There's a fair number of sections in there! You may recognize some of them, but for the most part, we care about the ones that start with .debug_
, though we also care about .eh_frame
. If you want to check your work, you can with readelf --headers cloop
. We'll get in to what each of these sections mean over time.
There are actually a few sections that are missing from the binary on my machine that we also would want to save if they were present (there are some sections that were present in older versions of DWARF for instance, but were dropped when v5 was released). We'll want to take the content of each one of those sections and save them for parsing later:
type DWARFSections struct {
abbrev []byte
line []byte
info []byte
addr []byte
aranges []byte
frame []byte
eh_frame []byte
line_str []byte
loc []byte
loclists []byte
names []byte
macinfo []byte
macro []byte
pubnames []byte
pubtypes []byte
ranges []byte
rnglists []byte
str []byte
str_offsets []byte
types []byte
}
getSection := func(header *ELFSectionHeader) []byte {
start := header.sh_offset
end := header.sh_offset + header.sh_size
return fileBuf[start:end]
}
sections := &DWARFSections{}
for _, header := range sectionHeaders {
switch header.name {
case ".debug_abbrev":
sections.abbrev = getSection(header)
case ".debug_line":
sections.line = getSection(header)
case ".debug_info":
sections.info = getSection(header)
case ".debug_addr":
sections.addr = getSection(header)
case ".debug_aranges":
sections.aranges = getSection(header)
case ".debug_frame":
sections.frame = getSection(header)
case ".eh_frame":
sections.eh_frame = getSection(header)
case ".debug_line_str":
sections.line_str = getSection(header)
case ".debug_loc":
sections.loc = getSection(header)
case ".debug_loclists":
sections.loclists = getSection(header)
case ".debug_names":
sections.names = getSection(header)
case ".debug_macinfo":
sections.macinfo = getSection(header)
case ".debug_macro":
sections.macro = getSection(header)
case ".debug_pubnames":
sections.pubnames = getSection(header)
case ".debug_pubtypes":
sections.pubtypes = getSection(header)
case ".debug_ranges":
sections.ranges = getSection(header)
case ".debug_rnglists":
sections.rnglists = getSection(header)
case ".debug_str":
sections.str = getSection(header)
case ".debug_str_offsets":
sections.str_offsets = getSection(header)
case ".debug_types":
sections.types = getSection(header)
}
}
Now we're almost ready to start parsing those debug info sections in to something that allows us to inspect a running program!

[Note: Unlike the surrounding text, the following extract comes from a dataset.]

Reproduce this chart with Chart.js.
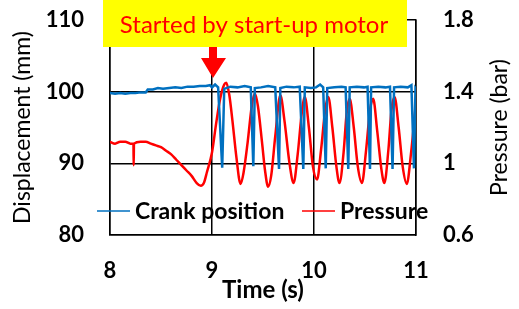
<!DOCTYPE html>
<html>
<head>
<meta charset="utf-8">
<script src="https://cdn.jsdelivr.net/npm/chart.js@4.4.1/dist/chart.umd.min.js"></script>
<style>
  html, body { margin: 0; padding: 0; background: #fff; }
  #wrap { width: 519px; height: 309px; }
</style>
</head>
<body>
<div id="wrap"><canvas id="chart"></canvas></div>
<script>
// crank position (mm)
const crankTime = [
  8.00, 8.05, 8.10, 8.15, 8.20, 8.25, 8.30, 8.35, 8.37, 8.42, 8.47, 8.52, 8.58, 8.64, 8.70,
  8.76, 8.82, 8.88, 8.94, 8.98, 9.00, 9.03, 9.06, 9.10, 9.12, 9.18, 9.25, 9.32, 9.38, 9.405,
  9.42, 9.48, 9.55, 9.62, 9.657, 9.67, 9.73, 9.80, 9.86, 9.895, 9.91, 9.97, 10.02, 10.06, 10.09,
  10.115, 10.13, 10.20, 10.27, 10.31, 10.336, 10.35, 10.42, 10.49, 10.525, 10.549, 10.56, 10.63, 10.70, 10.745,
  10.77, 10.785, 10.85, 10.92, 10.955, 10.98, 10.995, 11.00
]
const crankPos = [
  99.8, 99.7, 99.8, 99.7, 99.8, 99.8, 99.9, 99.9, 100.3, 100.3, 100.5, 100.4, 100.5, 100.6, 100.5,
  100.7, 100.7, 100.8, 100.8, 100.9, 100.6, 101.0, 100.6, 89.4, 100.4, 100.7, 100.6, 100.8, 100.6, 89.6,
  100.5, 100.6, 100.8, 100.6, 89.2, 100.5, 100.7, 100.6, 100.7, 89.2, 100.6, 100.5, 100.6, 101.0, 100.6,
  89.3, 100.5, 100.6, 100.7, 100.6, 89.2, 100.6, 100.7, 100.6, 100.7, 89.2, 100.6, 100.7, 100.6, 100.7,
  89.2, 100.6, 100.7, 100.6, 100.9, 89.3, 100.5, 100.4
]

// pressure (bar)
const pressureTime = [
  8.00, 8.05, 8.10, 8.15, 8.20, 8.23, 8.232, 8.235, 8.30, 8.35, 8.40, 8.45, 8.50, 8.55, 8.60,
  8.65, 8.70, 8.75, 8.80, 8.85, 8.89, 8.92, 8.95, 9.00, 9.04, 9.08, 9.12, 9.14, 9.17, 9.20,
  9.24, 9.28, 9.31, 9.35, 9.39, 9.42, 9.45, 9.49, 9.52, 9.55, 9.58, 9.62, 9.67, 9.71, 9.76,
  9.80, 9.84, 9.88, 9.91, 9.95, 9.99, 10.03, 10.07, 10.11, 10.14, 10.18, 10.22, 10.25, 10.29, 10.32,
  10.35, 10.39, 10.43, 10.47, 10.51, 10.55, 10.58, 10.62, 10.66, 10.69, 10.73, 10.76, 10.79, 10.83, 10.87,
  10.91, 10.95, 11.00
]
const pressure = [
  1.12, 1.11, 1.12, 1.12, 1.11, 1.11, 0.99, 1.11, 1.12, 1.12, 1.11, 1.10, 1.09, 1.07, 1.05,
  1.02, 0.99, 0.96, 0.93, 0.89, 0.875, 0.89, 0.95, 1.06, 1.22, 1.36, 1.44, 1.45, 1.38, 1.24,
  1.03, 0.885, 0.95, 1.12, 1.32, 1.39, 1.32, 1.12, 0.96, 0.87, 0.93, 1.15, 1.38, 1.24, 1.00,
  0.89, 1.05, 1.28, 1.37, 1.20, 0.98, 0.91, 1.08, 1.30, 1.37, 1.20, 0.98, 0.89, 1.06, 1.28,
  1.36, 1.20, 0.98, 0.89, 1.07, 1.30, 1.36, 1.18, 0.97, 0.89, 1.08, 1.30, 1.37, 1.20, 0.98,
  0.885, 1.05, 1.34
]

const xTicks = [8, 9, 10, 11]
const leftTicks = [80, 90, 100, 110]
const rightTicks = [0.6, 1, 1.4, 1.8]

const FONT = 'Lato, "Open Sans", sans-serif'
const BLUE = 'rgb(0, 112, 192)'
const RED = 'rgb(255, 0, 0)'

const toPoints = (xs, ys) => xs.map((x, i) => ({ x: x, y: ys[i] }))

// legend, note box, arrow and the right-hand title
const overlay = {
  id: 'overlay',
  afterDatasetsDraw(chart) {
    const ctx = chart.ctx
    const area = chart.chartArea
    const y = 211
    ctx.save()
    ctx.font = 'bold 23px ' + FONT
    ctx.textBaseline = 'middle'
    ctx.textAlign = 'left'
    let x = area.left - 13
    chart.data.datasets.forEach((ds) => {
      ctx.strokeStyle = ds.borderColor
      ctx.lineWidth = 1.5
      ctx.beginPath()
      ctx.moveTo(x, y)
      ctx.lineTo(x + 33, y)
      ctx.stroke()
      ctx.fillStyle = '#000'
      ctx.fillText(ds.label, x + 38, y + 1)
      x += 205
    })
    ctx.restore()
  },
  afterDraw(chart) {
    const ctx = chart.ctx
    const area = chart.chartArea
    const xs = chart.scales.x
    ctx.save()
    // note box
    ctx.fillStyle = '#ffff00'
    ctx.fillRect(103, 0, 304, 47)
    ctx.fillStyle = RED
    ctx.font = '24px ' + FONT
    ctx.textAlign = 'center'
    ctx.textBaseline = 'middle'
    ctx.fillText('Started by start-up motor', 254, 25)
    // arrow pointing at t = 9 s
    const ax = xs.getPixelForValue(9) + 1
    ctx.beginPath()
    ctx.moveTo(ax - 4, 47)
    ctx.lineTo(ax + 4, 47)
    ctx.lineTo(ax + 4, 58)
    ctx.lineTo(ax + 13, 58)
    ctx.lineTo(ax, 78)
    ctx.lineTo(ax - 12, 58)
    ctx.lineTo(ax - 4, 58)
    ctx.closePath()
    ctx.fill()
    // right axis title, reading bottom to top
    ctx.fillStyle = '#000'
    ctx.font = '23px ' + FONT
    ctx.translate(500, (area.top + area.bottom) / 2)
    ctx.rotate(-Math.PI / 2)
    ctx.fillText('Pressure (bar)', 0, 0)
    ctx.restore()
  }
}

// invisible tick marks give the gap between labels and the plot
// (ticks.padding would also push the plot area down)
const hiddenTicks = (len) => ({ color: '#000', lineWidth: 1.5, drawTicks: true, tickLength: len, tickColor: 'rgba(0,0,0,0)' })

new Chart(document.getElementById('chart'), {
  type: 'line',
  data: {
    datasets: [
      {
        label: 'Crank position',
        data: toPoints(crankTime, crankPos),
        yAxisID: 'y',
        borderColor: BLUE,
        borderWidth: 2.5,
        pointRadius: 0,
        tension: 0
      },
      {
        label: 'Pressure',
        data: toPoints(pressureTime, pressure),
        yAxisID: 'y1',
        borderColor: RED,
        borderWidth: 2.5,
        pointRadius: 0,
        cubicInterpolationMode: 'monotone'
      }
    ]
  },
  options: {
    responsive: true,
    maintainAspectRatio: false,
    animation: false,
    layout: { padding: { top: 20, left: 0, right: 0, bottom: 0 } },
    plugins: {
      legend: { display: false },
      tooltip: { enabled: false }
    },
    scales: {
      x: {
        type: 'linear',
        min: 8,
        max: 11,
        afterBuildTicks: (axis) => { axis.ticks = xTicks.map(v => ({ value: v })) },
        afterFit: (axis) => { axis.height = 74 },
        grid: { color: '#000', lineWidth: 1.5, drawTicks: false },
        border: { color: '#000', width: 1.5 },
        ticks: { color: '#000', padding: 23, font: { family: FONT, size: 22, weight: 'bold' } },
        title: {
          display: true,
          text: 'Time (s)',
          color: '#000',
          padding: { top: 0, bottom: 4 },
          font: { family: FONT, size: 24, weight: 'bold' }
        }
      },
      y: {
        position: 'left',
        min: 80,
        max: 110,
        afterBuildTicks: (axis) => { axis.ticks = leftTicks.map(v => ({ value: v })) },
        afterFit: (axis) => { axis.width = 110 },
        grid: hiddenTicks(26),
        border: { color: '#000', width: 1.5 },
        ticks: { color: '#000', padding: 0, font: { family: FONT, size: 22, weight: 'bold' } },
        title: {
          display: true,
          text: 'Displacement (mm)',
          color: '#000',
          padding: { top: 9, bottom: 0 },
          font: { family: FONT, size: 23 }
        }
      },
      y1: {
        position: 'right',
        min: 0.6,
        max: 1.8,
        afterBuildTicks: (axis) => { axis.ticks = rightTicks.map(v => ({ value: v })) },
        afterFit: (axis) => { axis.width = 103 },
        grid: { display: true, drawOnChartArea: false, drawTicks: true, tickLength: 27, tickColor: 'rgba(0,0,0,0)' },
        border: { color: '#000', width: 1.5 },
        ticks: {
          color: '#000',
          padding: 0,
          font: { family: FONT, size: 22, weight: 'bold' },
          callback: (v) => String(Number(v.toFixed(1)))
        }
      }
    }
  },
  plugins: [overlay]
})
</script>
</body>
</html>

The last thing we'll want to do with our ELF file for now is examine it to determine if it is a position independent executable (PIE, also known as position independent code or PIC). PIE means that the code can be loaded and executed at any address in the process' memory space, and is the opposite of aboslute code, which must be loaded at a fixed address in memory. You can enable PIE with the -fPIC
compiler flag in gcc and clang. It ultimately doesn't restrict our capabilities as a debugger at all, it just means that we need to look up where in the process' address space our code is loaded when we start the program (we'll do that much later).
For now, we can determine if we're PIC based on the value of the FLAGS_1
field in the .dynamic
section like so:
var dynamicHeader *ELFSectionHeader
for _, header := range sectionHeaders {
if header.name == ".dynamic" {
dynamicHeader = header
break
}
}
pie := false
dynamicBuf := getSection(dynamicHeader)
dynamicReader := NewBinaryReader(bytes.NewBuffer(dynamicBuf), binary.NativeEndian)
for {
tag, _ := Read[uintptr](dynamicReader)
val, err := Read[uintptr](dynamicReader)
if tag == 0x6fff_fffb { // DT_FLAGS_1
if (val & 0x0800_0000) > 0 { // DF_1_PIE
pie = true
break
}
}
if err == io.EOF {
break
}
}
You can check your work on this using readelf --dynamic cloop
. You may want to try compiling cloop with -fPIE
and without -no-pie
and re-running your parser to make sure things are looking good.
That's it for today! We learned what ELF and DWARF are as well as how to parse just enough ELF to get the debug information sections we care about. ELF is probably the easiest section in this series, so strap in.